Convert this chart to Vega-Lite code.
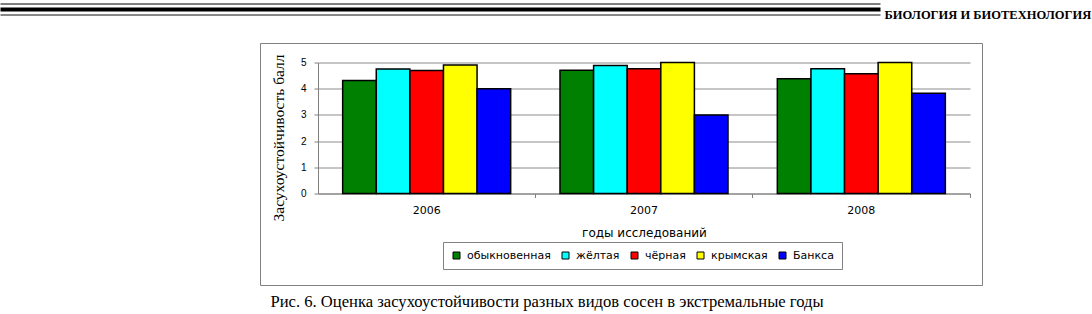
{
  "$schema": "https://vega.github.io/schema/vega-lite/v6.json",
  "width": 652,
  "height": 131,
  "autosize": {"type": "none"},
  "padding": {"left": 318, "top": 62.5, "right": 122, "bottom": 120.5},
  "background": "white",
  "config": {"view": {"stroke": null}, "axis": {"labelColor": "#000", "titleColor": "#000"}},
  "datasets": {
    "pines": [
      {"year": "2006", "species": "обыкновенная", "score": 4.31},
      {"year": "2006", "species": "жёлтая", "score": 4.75},
      {"year": "2006", "species": "чёрная", "score": 4.69},
      {"year": "2006", "species": "крымская", "score": 4.9},
      {"year": "2006", "species": "Банкса", "score": 4.0},
      {"year": "2007", "species": "обыкновенная", "score": 4.7},
      {"year": "2007", "species": "жёлтая", "score": 4.89},
      {"year": "2007", "species": "чёрная", "score": 4.76},
      {"year": "2007", "species": "крымская", "score": 5.0},
      {"year": "2007", "species": "Банкса", "score": 3.0},
      {"year": "2008", "species": "обыкновенная", "score": 4.38},
      {"year": "2008", "species": "жёлтая", "score": 4.76},
      {"year": "2008", "species": "чёрная", "score": 4.57},
      {"year": "2008", "species": "крымская", "score": 5.0},
      {"year": "2008", "species": "Банкса", "score": 3.83}
    ],
    "frame": [{"part": "frame"}]
  },
  "resolve": {
    "scale": {"x": "independent", "y": "independent"},
    "axis": {"x": "independent", "y": "independent"}
  },
  "layer": [
    {
      "data": {"name": "pines"},
      "mark": {"type": "bar", "stroke": "#000", "strokeWidth": 1.5},
      "encoding": {
        "x": {
          "field": "year", "type": "nominal",
          "scale": {"type": "band", "paddingInner": 0.227, "paddingOuter": 0.1135},
          "axis": {
            "orient": "bottom", "labelAngle": 0, "labelFont": "DejaVu Sans", "labelFontSize": 11,
            "labelPadding": 11, "ticks": false, "tickSize": 0, "grid": false,
            "domainColor": "#808080", "domainWidth": 1,
            "title": "годы исследований", "titleFont": "DejaVu Sans", "titleFontSize": 12,
            "titleFontWeight": "normal", "titleY": 42.5, "titleBaseline": "alphabetic"
          }
        },
        "xOffset": {
          "field": "species", "type": "nominal",
          "sort": ["обыкновенная", "жёлтая", "чёрная", "крымская", "Банкса"],
          "scale": {"paddingInner": 0, "paddingOuter": 0}
        },
        "y": {
          "field": "score", "type": "quantitative",
          "scale": {"domain": [0, 5], "nice": false},
          "axis": {
            "orient": "left", "values": [0, 1, 2, 3, 4, 5], "grid": true, "gridColor": "#8c8c8c",
            "domainColor": "#808080", "tickColor": "#808080", "tickSize": 4,
            "labelFont": "Liberation Sans", "labelFontSize": 10, "labelPadding": 8,
            "title": "Засухоустойчивость балл", "titleFont": "Liberation Serif", "titleFontSize": 15.5,
            "titleFontWeight": "normal", "titleX": -35, "titleY": 75, "titleAlign": "center",
            "titleBaseline": "alphabetic", "titleAngle": 270
          }
        },
        "color": {
          "field": "species", "type": "nominal",
          "scale": {
            "domain": ["обыкновенная", "жёлтая", "чёрная", "крымская", "Банкса"],
            "range": ["#008000", "#00ffff", "#ff0000", "#ffff00", "#0000ff"]
          },
          "legend": {
            "orient": "none", "legendX": 125, "legendY": 179.5, "direction": "horizontal",
            "title": null, "symbolType": "square", "symbolSize": 49,
            "symbolStrokeColor": "#000", "symbolStrokeWidth": 1,
            "labelFont": "DejaVu Sans", "labelFontSize": 11, "labelColor": "#000",
            "labelOffset": 5, "columnPadding": 9, "padding": 8,
            "strokeColor": "#808080", "fillColor": "white"
          }
        }
      }
    },
    {
      "data": {"name": "pines"},
      "mark": {"type": "point", "opacity": 0},
      "encoding": {
        "x": {
          "field": "year", "type": "nominal",
          "scale": {"type": "band", "paddingInner": 0, "paddingOuter": 0},
          "axis": {
            "orient": "bottom", "bandPosition": 1, "labels": false, "domain": false, "grid": false,
            "ticks": true, "tickSize": 4, "tickColor": "#808080",
            "title": "Рис. 6. Оценка засухоустойчивости разных видов сосен в экстремальные годы",
            "titleFont": "Liberation Serif", "titleFontSize": 16.6, "titleFontWeight": "normal",
            "titleX": -48, "titleY": 112.5, "titleAlign": "left", "titleAnchor": "start",
            "titleBaseline": "alphabetic"
          }
        }
      }
    },
    {
      "data": {"name": "frame"},
      "mark": {"type": "point", "opacity": 0},
      "encoding": {
        "x": {
          "datum": 0, "type": "quantitative",
          "scale": {"domain": [0, 1], "range": [-318, 562], "nice": false, "zero": false},
          "axis": {
            "orient": "top", "offset": 59, "domainColor": "#000", "domainWidth": 1,
            "labels": false, "ticks": false, "grid": false,
            "title": "БИОЛОГИЯ И БИОТЕХНОЛОГИЯ", "titleFont": "Liberation Serif",
            "titleFontWeight": "bold", "titleFontSize": 12.5, "titleX": 566, "titleY": 15,
            "titleAlign": "left", "titleAngle": 0, "titleBaseline": "alphabetic"
          }
        }
      }
    },
    {
      "data": {"name": "frame"},
      "mark": {"type": "point", "opacity": 0},
      "encoding": {
        "x": {
          "datum": 0, "type": "quantitative",
          "scale": {"domain": [0, 1], "range": [-318, 562], "nice": false, "zero": false},
          "axis": {
            "orient": "top", "offset": 53.5, "domainColor": "#000", "domainWidth": 4,
            "labels": false, "ticks": false, "grid": false, "title": null
          }
        }
      }
    },
    {
      "data": {"name": "frame"},
      "mark": {"type": "point", "opacity": 0},
      "encoding": {
        "x": {
          "datum": 0, "type": "quantitative",
          "scale": {"domain": [0, 1], "range": [-318, 562], "nice": false, "zero": false},
          "axis": {
            "orient": "top", "offset": 48, "domainColor": "#888888", "domainWidth": 2,
            "labels": false, "ticks": false, "grid": false, "title": null
          }
        }
      }
    },
    {
      "data": {"name": "frame"},
      "mark": {"type": "point", "opacity": 0},
      "encoding": {
        "x": {
          "datum": 0, "type": "quantitative",
          "scale": {"domain": [0, 1], "range": [-58, 664], "nice": false, "zero": false},
          "axis": {
            "orient": "top", "offset": 19.5, "domainColor": "#808080", "domainWidth": 1,
            "labels": false, "ticks": false, "grid": false, "title": null
          }
        },
        "y": {
          "datum": 0, "type": "quantitative",
          "scale": {"domain": [0, 1], "range": [222.5, -19.5], "nice": false, "zero": false},
          "axis": {
            "orient": "left", "offset": 58, "domainColor": "#808080", "domainWidth": 1,
            "labels": false, "ticks": false, "grid": false, "title": null
          }
        }
      }
    },
    {
      "data": {"name": "frame"},
      "mark": {"type": "point", "opacity": 0},
      "encoding": {
        "x": {
          "datum": 0, "type": "quantitative",
          "scale": {"domain": [0, 1], "range": [-58, 664], "nice": false, "zero": false},
          "axis": {
            "orient": "bottom", "offset": 91.5, "domainColor": "#808080", "domainWidth": 1,
            "labels": false, "ticks": false, "grid": false, "title": null
          }
        },
        "y": {
          "datum": 0, "type": "quantitative",
          "scale": {"domain": [0, 1], "range": [222.5, -19.5], "nice": false, "zero": false},
          "axis": {
            "orient": "right", "offset": 12, "domainColor": "#808080", "domainWidth": 1,
            "labels": false, "ticks": false, "grid": false, "title": null
          }
        }
      }
    }
  ]
}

CHALLENGE: Without including any picture, repeat the data exactly.

WORKED ANSWER:
Convert this chart to Vega-Lite code.
{
  "$schema": "https://vega.github.io/schema/vega-lite/v6.json",
  "width": 652,
  "height": 131,
  "autosize": {"type": "none"},
  "padding": {"left": 318, "top": 62.5, "right": 122, "bottom": 120.5},
  "background": "white",
  "config": {"view": {"stroke": null}, "axis": {"labelColor": "#000", "titleColor": "#000"}},
  "datasets": {
    "pines": [
      {"year": "2006", "species": "обыкновенная", "score": 4.31},
      {"year": "2006", "species": "жёлтая", "score": 4.75},
      {"year": "2006", "species": "чёрная", "score": 4.69},
      {"year": "2006", "species": "крымская", "score": 4.9},
      {"year": "2006", "species": "Банкса", "score": 4.0},
      {"year": "2007", "species": "обыкновенная", "score": 4.7},
      {"year": "2007", "species": "жёлтая", "score": 4.89},
      {"year": "2007", "species": "чёрная", "score": 4.76},
      {"year": "2007", "species": "крымская", "score": 5.0},
      {"year": "2007", "species": "Банкса", "score": 3.0},
      {"year": "2008", "species": "обыкновенная", "score": 4.38},
      {"year": "2008", "species": "жёлтая", "score": 4.76},
      {"year": "2008", "species": "чёрная", "score": 4.57},
      {"year": "2008", "species": "крымская", "score": 5.0},
      {"year": "2008", "species": "Банкса", "score": 3.83}
    ],
    "frame": [{"part": "frame"}]
  },
  "resolve": {
    "scale": {"x": "independent", "y": "independent"},
    "axis": {"x": "independent", "y": "independent"}
  },
  "layer": [
    {
      "data": {"name": "pines"},
      "mark": {"type": "bar", "stroke": "#000", "strokeWidth": 1.5},
      "encoding": {
        "x": {
          "field": "year", "type": "nominal",
          "scale": {"type": "band", "paddingInner": 0.227, "paddingOuter": 0.1135},
          "axis": {
            "orient": "bottom", "labelAngle": 0, "labelFont": "DejaVu Sans", "labelFontSize": 11,
            "labelPadding": 11, "ticks": false, "tickSize": 0, "grid": false,
            "domainColor": "#808080", "domainWidth": 1,
            "title": "годы исследований", "titleFont": "DejaVu Sans", "titleFontSize": 12,
            "titleFontWeight": "normal", "titleY": 42.5, "titleBaseline": "alphabetic"
          }
        },
        "xOffset": {
          "field": "species", "type": "nominal",
          "sort": ["обыкновенная", "жёлтая", "чёрная", "крымская", "Банкса"],
          "scale": {"paddingInner": 0, "paddingOuter": 0}
        },
        "y": {
          "field": "score", "type": "quantitative",
          "scale": {"domain": [0, 5], "nice": false},
          "axis": {
            "orient": "left", "values": [0, 1, 2, 3, 4, 5], "grid": true, "gridColor": "#8c8c8c",
            "domainColor": "#808080", "tickColor": "#808080", "tickSize": 4,
            "labelFont": "Liberation Sans", "labelFontSize": 10, "labelPadding": 8,
            "title": "Засухоустойчивость балл", "titleFont": "Liberation Serif", "titleFontSize": 15.5,
            "titleFontWeight": "normal", "titleX": -35, "titleY": 75, "titleAlign": "center",
            "titleBaseline": "alphabetic", "titleAngle": 270
          }
        },
        "color": {
          "field": "species", "type": "nominal",
          "scale": {
            "domain": ["обыкновенная", "жёлтая", "чёрная", "крымская", "Банкса"],
            "range": ["#008000", "#00ffff", "#ff0000", "#ffff00", "#0000ff"]
          },
          "legend": {
            "orient": "none", "legendX": 125, "legendY": 179.5, "direction": "horizontal",
            "title": null, "symbolType": "square", "symbolSize": 49,
            "symbolStrokeColor": "#000", "symbolStrokeWidth": 1,
            "labelFont": "DejaVu Sans", "labelFontSize": 11, "labelColor": "#000",
            "labelOffset": 5, "columnPadding": 9, "padding": 8,
            "strokeColor": "#808080", "fillColor": "white"
          }
        }
      }
    },
    {
      "data": {"name": "pines"},
      "mark": {"type": "point", "opacity": 0},
      "encoding": {
        "x": {
          "field": "year", "type": "nominal",
          "scale": {"type": "band", "paddingInner": 0, "paddingOuter": 0},
          "axis": {
            "orient": "bottom", "bandPosition": 1, "labels": false, "domain": false, "grid": false,
            "ticks": true, "tickSize": 4, "tickColor": "#808080",
            "title": "Рис. 6. Оценка засухоустойчивости разных видов сосен в экстремальные годы",
            "titleFont": "Liberation Serif", "titleFontSize": 16.6, "titleFontWeight": "normal",
            "titleX": -48, "titleY": 112.5, "titleAlign": "left", "titleAnchor": "start",
            "titleBaseline": "alphabetic"
          }
        }
      }
    },
    {
      "data": {"name": "frame"},
      "mark": {"type": "point", "opacity": 0},
      "encoding": {
        "x": {
          "datum": 0, "type": "quantitative",
          "scale": {"domain": [0, 1], "range": [-318, 562], "nice": false, "zero": false},
          "axis": {
            "orient": "top", "offset": 59, "domainColor": "#000", "domainWidth": 1,
            "labels": false, "ticks": false, "grid": false,
            "title": "БИОЛОГИЯ И БИОТЕХНОЛОГИЯ", "titleFont": "Liberation Serif",
            "titleFontWeight": "bold", "titleFontSize": 12.5, "titleX": 566, "titleY": 15,
            "titleAlign": "left", "titleAngle": 0, "titleBaseline": "alphabetic"
          }
        }
      }
    },
    {
      "data": {"name": "frame"},
      "mark": {"type": "point", "opacity": 0},
      "encoding": {
        "x": {
          "datum": 0, "type": "quantitative",
          "scale": {"domain": [0, 1], "range": [-318, 562], "nice": false, "zero": false},
          "axis": {
            "orient": "top", "offset": 53.5, "domainColor": "#000", "domainWidth": 4,
            "labels": false, "ticks": false, "grid": false, "title": null
          }
        }
      }
    },
    {
      "data": {"name": "frame"},
      "mark": {"type": "point", "opacity": 0},
      "encoding": {
        "x": {
          "datum": 0, "type": "quantitative",
          "scale": {"domain": [0, 1], "range": [-318, 562], "nice": false, "zero": false},
          "axis": {
            "orient": "top", "offset": 48, "domainColor": "#888888", "domainWidth": 2,
            "labels": false, "ticks": false, "grid": false, "title": null
          }
        }
      }
    },
    {
      "data": {"name": "frame"},
      "mark": {"type": "point", "opacity": 0},
      "encoding": {
        "x": {
          "datum": 0, "type": "quantitative",
          "scale": {"domain": [0, 1], "range": [-58, 664], "nice": false, "zero": false},
          "axis": {
            "orient": "top", "offset": 19.5, "domainColor": "#808080", "domainWidth": 1,
            "labels": false, "ticks": false, "grid": false, "title": null
          }
        },
        "y": {
          "datum": 0, "type": "quantitative",
          "scale": {"domain": [0, 1], "range": [222.5, -19.5], "nice": false, "zero": false},
          "axis": {
            "orient": "left", "offset": 58, "domainColor": "#808080", "domainWidth": 1,
            "labels": false, "ticks": false, "grid": false, "title": null
          }
        }
      }
    },
    {
      "data": {"name": "frame"},
      "mark": {"type": "point", "opacity": 0},
      "encoding": {
        "x": {
          "datum": 0, "type": "quantitative",
          "scale": {"domain": [0, 1], "range": [-58, 664], "nice": false, "zero": false},
          "axis": {
            "orient": "bottom", "offset": 91.5, "domainColor": "#808080", "domainWidth": 1,
            "labels": false, "ticks": false, "grid": false, "title": null
          }
        },
        "y": {
          "datum": 0, "type": "quantitative",
          "scale": {"domain": [0, 1], "range": [222.5, -19.5], "nice": false, "zero": false},
          "axis": {
            "orient": "right", "offset": 12, "domainColor": "#808080", "domainWidth": 1,
            "labels": false, "ticks": false, "grid": false, "title": null
          }
        }
      }
    }
  ]
}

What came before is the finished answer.